A house should have —
    Open spaces where family and friends collect for birthday parties with a chocolate cake decorated with M&Ms and the right number of candles; spaces for cooking and Christmas trees, for playing games with thumb-worn cards, and for just plain old sitting around and talk, talk, talking,
    Closed spaces where you can sleep and dream and plan and write and read and maybe cry, or just gaze out the window until sunset comes to say good-bye to the day.


A house should have —
    A garden with spring bulbs that surprise you with their enthusiastic blooms because over the winter, you forgot just where you buried those lacquered brown knots, but they waited all the way through the short days of winter to pop up right now and say, “Here I am!”

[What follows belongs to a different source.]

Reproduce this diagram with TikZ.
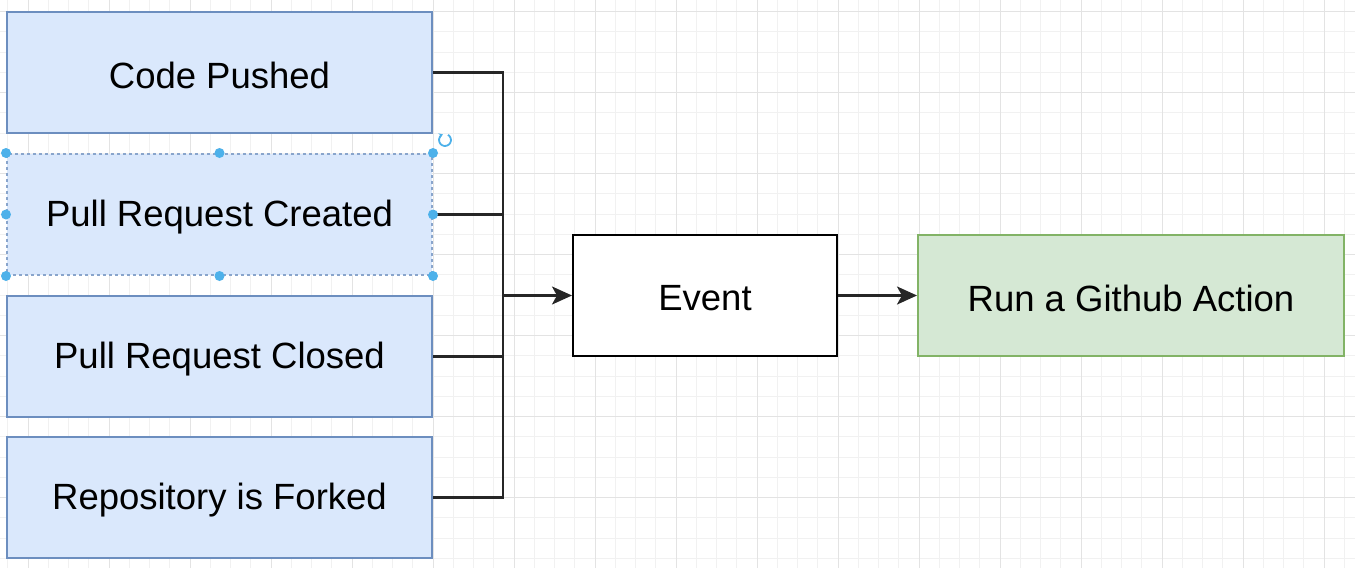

    A garden full of peonies and pansies, lilacs and lilies, and especially parsley and sugar snap peas. They will all be happy to have you sit on the wood-strapped bench with your cup of lukewarm coffee and admire them before you pick the yellow squash for dinner and the blue indigo for the centerpiece.


A house should have —
    At least one someone to live in it, maybe more than one, maybe not. In any case a house is meant to hold lives and lifetimes and, without a someone, it is like a book with only a cover, an eggshell without an egg. Because, after all, a house should be a home.